Alessandro Nesta recentemente ha detto che gli allenatori pagano sempre e i dirigenti mai. Una situazione relativa non solo alla Lazio, ma anche allo stesso Palermo con i tanti cambi di Zamparini ed ora anche al Milan con l’allontanamento di Sinisa Mihajlovic. Perché non c’è mai un’ammissione di colpa da parte di chi guida le società? “Entriamo in un campo difficile da valutare, penso che in un percorso di un’annata ci debbano essere tante componenti che funzionano nel modo giusto per arrivare agli obiettivi prefissati. Questo vuol dire programmazione, bisogna cambiare un po’ la mentalità anche nei confronti della gente, bisogna dire la verità sui piani societari e dimostrare lealtà. I presidenti dovrebbero dire le cose come stanno, spiegare perché eventualmente si può spendere poco e non mentire sugli obiettivi: questo aiuterebbe a vivere un’annata un po’ più tranquilla. Spesso si tende a promettere cose alle quali i tifosi credono e poi quando mancano i risultati pagano inevitabilmente gli allenatori: il che può rappresentare anche la normalità, finché non si arriva alle situazioni paradossali come quella di Palermo, in cui viene meno anche il rispetto a livello umano di quelli che sono comunque seri professionisti del settore come i tecnici.

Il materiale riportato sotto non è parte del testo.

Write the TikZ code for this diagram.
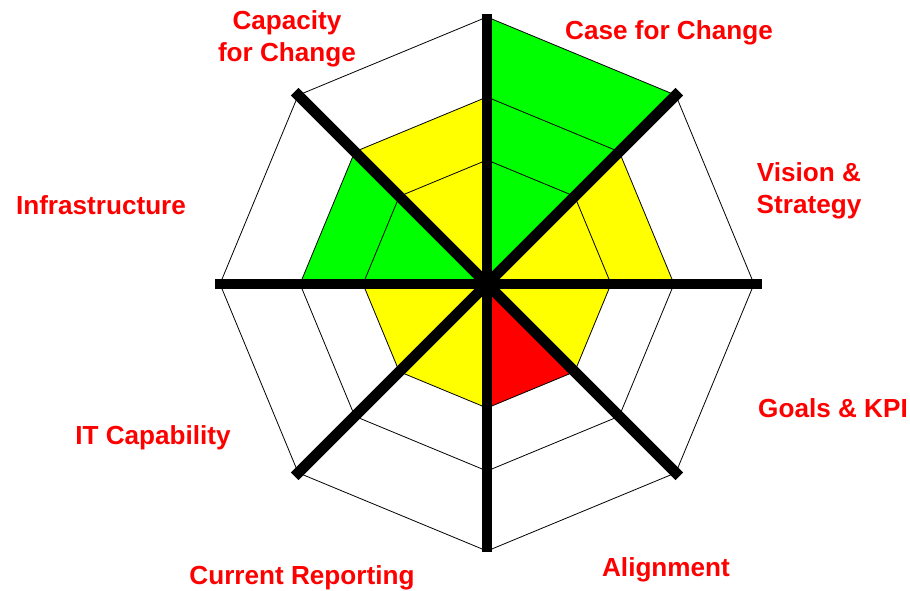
\documentclass[tikz,border=0pt]{standalone}
\usepackage{fontspec}
\setmainfont{Liberation Sans}
\begin{document}
\begin{tikzpicture}[x=0.75pt,y=0.75pt,
  lab/.style={text=labred,font=\bfseries\fontsize{19.6}{24}\selectfont,inner sep=0pt,align=center},
  ring/.style={draw=black,line width=0.6pt},
  spoke/.style={draw=black,line width=8.2pt}]
\definecolor{labred}{RGB}{255,0,0}
\definecolor{fgreen}{RGB}{0,255,0}
\definecolor{fyellow}{RGB}{255,255,0}
\definecolor{fred}{RGB}{255,0,0}
\useasboundingbox (0,0) rectangle (910,590);
\coordinate (C) at (487,306);
\begin{scope}[shift={(C)}]
  % sector fills
  \fill[fgreen]  (0,0) -- (90:267) -- (45:267) -- cycle;
  \fill[fyellow] (0,0) -- (45:187) -- (0:187) -- cycle;
  \fill[fyellow] (0,0) -- (0:124) -- (-45:124) -- cycle;
  \fill[fred]    (0,0) -- (-45:124) -- (-90:124) -- cycle;
  \fill[fyellow] (0,0) -- (-90:124) -- (-135:124) -- cycle;
  \fill[fyellow] (0,0) -- (-135:124) -- (180:124) -- cycle;
  \fill[fgreen]  (0,0) -- (180:187) -- (135:187) -- cycle;
  \fill[fyellow] (0,0) -- (135:187) -- (90:187) -- cycle;
  % rings
  \foreach \r in {124,187,267}
    \draw[ring] (0:\r) -- (45:\r) -- (90:\r) -- (135:\r) -- (180:\r) -- (225:\r) -- (270:\r) -- (315:\r) -- cycle;
  % spoke ends
  \foreach \a/\l [count=\i] in {90/270,45/272,0/275,-45/272,-90/268,-135/272,180/272,135/272}
    \coordinate (s\i) at (\a:\l);
\end{scope}
\foreach \i in {1,...,8}
  \draw[spoke] (C) -- (s\i);
% labels
\node[lab] (cap) at (287,551) {Capacity\\for Change};
\node[lab] (case) at (669,557) {Case for Change};
\node[lab] (vis) at (809,399) {Vision \&\\Strategy};
\node[lab] (inf) at (101,385) {Infrastructure};
\node[lab] (goal) at (833,182) {Goals \& KPI};
\node[lab] (itc) at (153,152) {IT Capability};
\node[lab] (cur) at (302,12) {Current Reporting};
\node[lab] (ali) at (666,20) {Alignment};
\end{tikzpicture}
\end{document}
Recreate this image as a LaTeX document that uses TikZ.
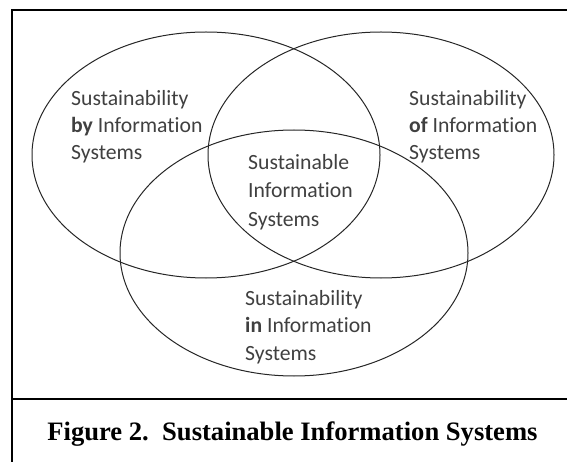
\documentclass[tikz,border=0pt]{standalone}
\usepackage{fontspec}
\setmainfont{Carlito}[Ligatures=CommonOff]
\newfontfamily\capfont{Liberation Serif}
\begin{document}
\begin{tikzpicture}[x=1pt,y=-1pt,
  frameline/.style={line width=2pt,black},
  setline/.style={line width=1pt,black!85},
  lbl/.style={anchor=base west,inner sep=0pt,text=black!75,font=\fontsize{21.7}{27}\selectfont},
  captext/.style={anchor=base,inner sep=0pt,font=\capfont\bfseries\fontsize{26.6}{30}\selectfont}]
\useasboundingbox (0,0) rectangle (567,462);
% frame
\draw[frameline] (567,10) -- (12,10) -- (12,462);
\draw[frameline] (12,399) -- (567,399);
% sets
\draw[setline] (206,155) ellipse [x radius=174, y radius=123];
\draw[setline] (381,155) ellipse [x radius=173, y radius=123];
\draw[setline] (294,253) ellipse [x radius=174, y radius=123];
% labels
\node[lbl] (by1) at (71,106) {Sustainability};
\node[lbl] (by2) at (71,133) {\textbf{by} Information};
\node[lbl] (by3) at (71,160) {Systems};
\node[lbl] (of1) at (409,106) {Sustainability};
\node[lbl] (of2) at (409,133) {\textbf{of} Information};
\node[lbl] (of3) at (409,160) {Systems};
\node[lbl] (si1) at (248,170) {Sustainable};
\node[lbl] (si2) at (248,198) {Information};
\node[lbl] (si3) at (248,226) {Systems};
\node[lbl] (in1) at (245,305) {Sustainability};
\node[lbl] (in2) at (245,332) {\textbf{in} Information};
\node[lbl] (in3) at (245,360) {Systems};
% caption
\node[captext] (caption) at (292.5,440) {Figure 2.\ \ Sustainable Information Systems};
\end{tikzpicture}
\end{document}
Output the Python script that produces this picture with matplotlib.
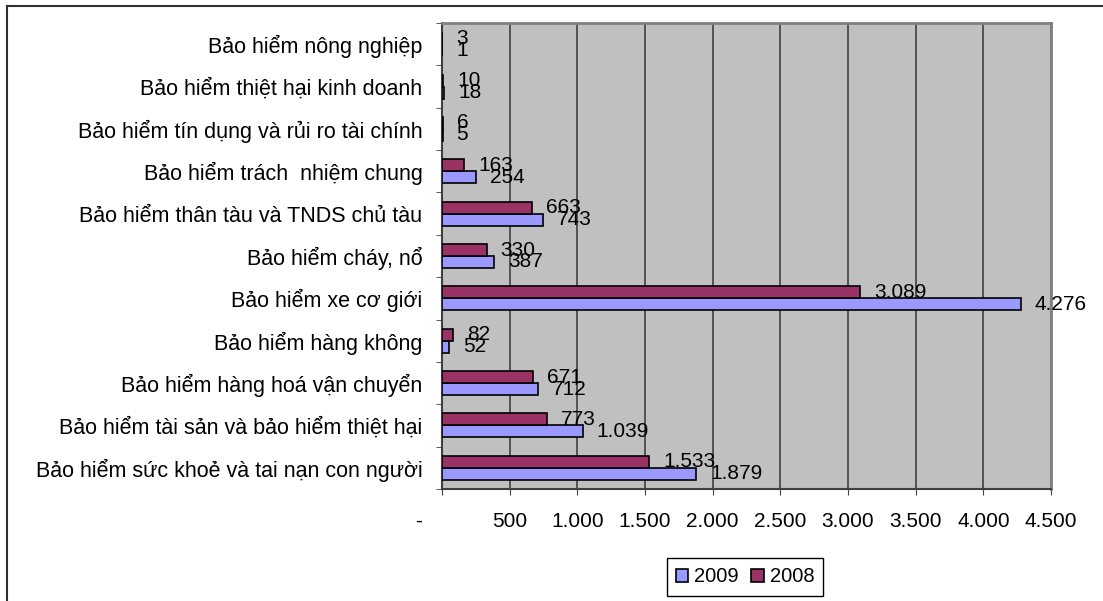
import numpy as np
import matplotlib.pyplot as plt
from matplotlib.lines import Line2D

plt.rcParams['font.family'] = ['Liberation Sans', 'DejaVu Sans']

# danh mục nghiệp vụ, từ dưới lên trên
categories = [
    "Bảo hiểm sức khoẻ và tai nạn con người",
    "Bảo hiểm tài sản và bảo hiểm thiệt hại",
    "Bảo hiểm hàng hoá vận chuyển",
    "Bảo hiểm hàng không",
    "Bảo hiểm xe cơ giới",
    "Bảo hiểm cháy, nổ",
    "Bảo hiểm thân tàu và TNDS chủ tàu",
    "Bảo hiểm trách  nhiệm chung",
    "Bảo hiểm tín dụng và rủi ro tài chính",
    "Bảo hiểm thiệt hại kinh doanh",
    "Bảo hiểm nông nghiệp",
]
v2009 = [1879, 1039, 712, 52, 4276, 387, 743, 254, 5, 18, 1]
v2008 = [1533, 773, 671, 82, 3089, 330, 663, 163, 6, 10, 3]
xticks = list(range(0, 4501, 500))

c2009 = '#9999FF'
c2008 = '#993366'


def fmt(v):
    if v == 0:
        return '-' + ' ' * 8
    return f"{v:,}".replace(",", ".")


fig = plt.figure(figsize=(11.03, 6.01), dpi=100)
ax = fig.add_axes([442 / 1103, 1 - 489 / 601, (1051 - 442) / 1103, (489 - 23) / 601])
ax.set_facecolor('#C0C0C0')

y = np.arange(len(categories))
h = 0.283
b09 = ax.barh(y - h / 2, v2009, height=h, color=c2009, edgecolor='black', lw=1.2, zorder=3, label='2009')
b08 = ax.barh(y + h / 2, v2008, height=h, color=c2008, edgecolor='black', lw=1.2, zorder=3, label='2008')

for yy, v in zip(y, v2008):
    ax.annotate(fmt(v), (v, yy + h / 2), xytext=(10, 0), textcoords='offset points',
                ha='left', va='center', fontsize=15, annotation_clip=False, zorder=5)
for yy, v in zip(y, v2009):
    ax.annotate(fmt(v), (v, yy - h / 2), xytext=(10, 0), textcoords='offset points',
                ha='left', va='center', fontsize=15, annotation_clip=False, zorder=5)

ax.set_xlim(0, 4500)
ax.set_ylim(-0.5, len(categories) - 0.5)
ax.set_xticks(xticks)
ax.set_xticklabels([fmt(v) for v in xticks], fontsize=15)
ax.tick_params(axis='x', direction='out', length=4.5, pad=12, color='#404040')
ax.grid(axis='x', color='#404040', lw=1.2, zorder=1)

ax.set_yticks(y)
ax.set_yticklabels(categories, fontsize=15.5)
ax.set_yticks(np.arange(-0.5, len(categories)), minor=True)
ax.tick_params(axis='y', which='major', length=0, pad=14)
ax.tick_params(axis='y', which='minor', direction='out', length=4, color='#404040')

for s in ['left', 'bottom']:
    ax.spines[s].set_color('#404040')
    ax.spines[s].set_linewidth(1.5)
for s in ['top', 'right']:
    ax.spines[s].set_color('#808080')
    ax.spines[s].set_linewidth(2)

leg = fig.legend(handles=[b09, b08], labels=['2009', '2008'], loc='center',
                 bbox_to_anchor=(745 / 1103, 1 - 577 / 601), ncol=2, fontsize=14.5,
                 frameon=True, fancybox=False, framealpha=1, edgecolor='black',
                 handlelength=0.62, handleheight=0.62, handletextpad=0.3,
                 columnspacing=0.6, borderpad=0.45)
leg.get_frame().set_linewidth(1)

# khung ngoài của biểu đồ
fig.add_artist(Line2D([7 / 1103, 7 / 1103], [0, 1 - 6 / 601], transform=fig.transFigure, color='#303030', lw=1.5))
fig.add_artist(Line2D([7 / 1103, 1], [1 - 6 / 601, 1 - 6 / 601], transform=fig.transFigure, color='#303030', lw=1.5))

fig.savefig('out.png', dpi=100)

Ma il lavoro societario della Lazio come può essere giudicato? “Il valore del lavoro può essere stabilito dai risultati: tutto sommato la Lazio negli ultimi anni ha sempre cercato di fare il massimo e qualche trofeo e qualche piazzamento è arrivato. Bisogna essere molto realisti: non si può pensare di poter arrivare a competere ai vertici massimi del campionato. Più che sui risultati sul campo mi sembra che ci siano state mancanze sul piano della lazialità, delle emozioni. Più che dal punto di vista imprenditoriale il presidente Lotito può essere criticabile dal punto di vista della gestione del patrimonio emozionale della Lazio, si sono raffreddati troppo i rapporti, non ho mai visto iniziative tese a unire la società alla tifoseria, c’è stato sempre scollamento da questo punto di vista. L’anno scorso i bagni di folla a Formello e la presentazione della maglia-bandiera sembravano primi passi che non hanno avuto però seguito.

Può verificarsi all’orizzonte un avvicendamento come quello che all’inizio degli anni novanta ci fu tra Calleri e Cragnotti? “L’errore più grande, a mio avviso, nel mondo del calcio di oggi, è quello di rapportarsi ai tempi passati, come quelli in cui io mi affacciavo come giocatore alla Lazio. Lo stesso vale per gli allenatori così come per la gestione delle società: non si può allenare un ragazzino di quindici anni così come mi allenavo io all’epoca. Il mondo è cambiato, la stessa cosa vale per le società: la Lazio di trent’anni fa si muoveva in un mondo completamente differente, fare calcio è diventato molto più difficile e lavorare in questo ambiente rasenta la pazzia, certe volte. La visione deve essere a trecentosessanta gradi: capisco lo scoramento dei tifosi ma poi senza un’alternativa credibile bisogna andare avanti con il meglio dei mezzi a disposizione.

Un’ultima valutazione sul campionato e sui valori espressi dalla Serie A quest’anno: “Sono rimasto sbalordito dalla rimonta della Juventus. Non credevo che si ripetesse visto il cambio generazionale che i bianconeri hanno vissuto, già ad inizio stagione ero scettico. La società bianconera ha dimostrato invece di saper azzerare, ripartire e programmare, dando l’ennesima lezione al calcio italiano. La delusione può essere rappresentata dalle milanesi, senza dubbio.